Skipping all pictures, set down the lines of the listing from the first through the one with "air_void = [4, 4, 7, 7, 10, 10, 13, 13]".

------------------------------------------------------------------------

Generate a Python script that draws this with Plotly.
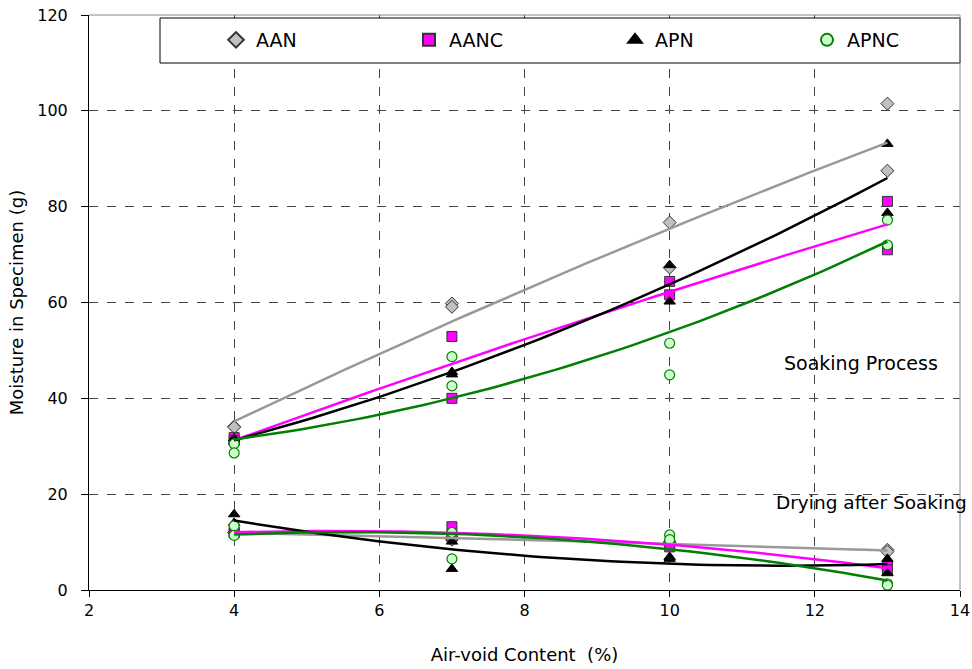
import numpy as np
import plotly.graph_objects as go

# Air-void content of each specimen (two replicates per level)
air_void = [4, 4, 7, 7, 10, 10, 13, 13]

# Soaking process moisture (g)
aan_soak = [34.1, 34.0, 59.8, 59.1, 76.7, 67.3, 101.5, 87.5]
aanc_soak = [31.8, 31.2, 52.9, 40.0, 64.4, 61.6, 81.1, 71.0]
apn_soak = [31.6, 31.0, 45.5, 45.0, 67.8, 60.2, 93.1, 78.7]
apnc_soak = [30.5, 28.6, 48.7, 42.6, 51.5, 44.9, 77.2, 72.0]

# Drying after soaking moisture (g)
aan_dry = [12.0, 12.0, 11.0, 10.5, 9.5, 10.0, 8.4, 8.0]
aanc_dry = [12.0, 12.0, 13.2, 11.1, 9.5, 9.0, 5.0, 4.2]
apn_dry = [15.8, 14.0, 10.1, 4.4, 6.9, 6.5, 6.5, 3.5]
apnc_dry = [13.4, 11.4, 12.0, 6.5, 11.5, 10.5, 1.3, 1.0]

names = ["AAN", "AANC", "APN", "APNC"]
soak = [aan_soak, aanc_soak, apn_soak, apnc_soak]
dry = [aan_dry, aanc_dry, apn_dry, apnc_dry]

marker_styles = [
    dict(symbol="diamond", size=10, color="#c0c0c0", line=dict(color="#333333", width=1)),
    dict(symbol="square", size=10, color="#ff00ff", line=dict(color="#333333", width=1)),
    dict(symbol="triangle-up", size=10, color="#000000", line=dict(color="#000000", width=1)),
    dict(symbol="circle", size=10, color="#ccffcc", line=dict(color="#008000", width=1.2)),
]
line_colors = ["#999999", "#ff00ff", "#000000", "#008000"]
legend_ids = ["legend", "legend2", "legend3", "legend4"]
legend_px = [216, 409, 615, 807]  # left edge of each legend entry (page px)

FONT = "DejaVu Sans"
PW, PH = 871, 575  # plot area in page pixels: x 89..960, y 15..590

fig = go.Figure()

for name, s, d, ms, lg in zip(names, soak, dry, marker_styles, legend_ids):
    fig.add_trace(go.Scatter(
        x=air_void + air_void, y=s + d, mode="markers", name=name,
        marker=ms, showlegend=True, legend=lg,
    ))

xs = np.linspace(4, 13, 60)
for s, d, c in zip(soak, dry, line_colors):
    for vals in (s, d):
        coef = np.polyfit(air_void, vals, 2)
        fig.add_trace(go.Scatter(
            x=xs, y=np.polyval(coef, xs), mode="lines",
            line=dict(color=c, width=2.5), showlegend=False, hoverinfo="skip",
        ))

fig.add_shape(type="rect", xref="paper", yref="paper",
              x0=(160 - 89) / PW, x1=1.0, y0=1 - (63 - 15) / PH, y1=1 - (18 - 15) / PH,
              line=dict(color="#000000", width=1), fillcolor="white", layer="above")

fig.add_annotation(x=12.64, y=47.4, text="Soaking Process", showarrow=False,
                   font=dict(size=19, color="#000000", family=FONT))
fig.add_annotation(x=12.78, y=18.2, text="Drying after Soaking", showarrow=False,
                   font=dict(size=18.5, color="#000000", family=FONT))

legend_common = dict(orientation="h", xanchor="left", yanchor="middle",
                     y=1 - (40 - 15) / PH, bgcolor="rgba(0,0,0,0)",
                     font=dict(size=19, family=FONT), itemsizing="constant")
legends = {}
for lg, px in zip(legend_ids, legend_px):
    legends[lg] = dict(legend_common, x=(px - 89) / PW)

fig.update_layout(
    width=972, height=669,
    margin=dict(l=89, r=12, t=15, b=79),
    paper_bgcolor="white", plot_bgcolor="white",
    font=dict(family=FONT, color="#000000"),
    **legends,
    xaxis=dict(range=[2, 14], tickvals=[2, 4, 6, 8, 10, 12, 14], showgrid=True,
               gridcolor="#444444", griddash="dash", gridwidth=1, automargin=False,
               showline=True, linecolor="#000000", linewidth=1, mirror=False,
               ticks="outside", ticklen=6, tickcolor="#000000", zeroline=False,
               tickfont=dict(size=16),
               title=dict(text="Air-void Content  (%)", font=dict(size=18), standoff=29)),
    yaxis=dict(range=[0, 120], tickvals=[0, 20, 40, 60, 80, 100, 120], showgrid=True,
               gridcolor="#444444", griddash="dash", gridwidth=1, automargin=False,
               showline=True, linecolor="#000000", linewidth=1, mirror=False,
               ticks="outside", ticklen=7, tickcolor="#000000", zeroline=False,
               ticklabelstandoff=10,
               tickfont=dict(size=16),
               title=dict(text="Moisture in Specimen (g)", font=dict(size=18), standoff=8)),
)

fig.add_shape(type="line", xref="paper", yref="paper", x0=0, x1=1, y0=1, y1=1,
              line=dict(color="#888888", width=1))
fig.add_shape(type="line", xref="paper", yref="paper", x0=1, x1=1, y0=0, y1=1,
              line=dict(color="#888888", width=1))

fig.write_html("out.html", config={"displayModeBar": False},
               post_script="document.body.style.margin='0';document.body.style.overflow='hidden';")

------------------------------------------------------------------------

COMPLETE RESPONSE:
Generate a Python script that draws this with Plotly.
import numpy as np
import plotly.graph_objects as go

# Air-void content of each specimen (two replicates per level)
air_void = [4, 4, 7, 7, 10, 10, 13, 13]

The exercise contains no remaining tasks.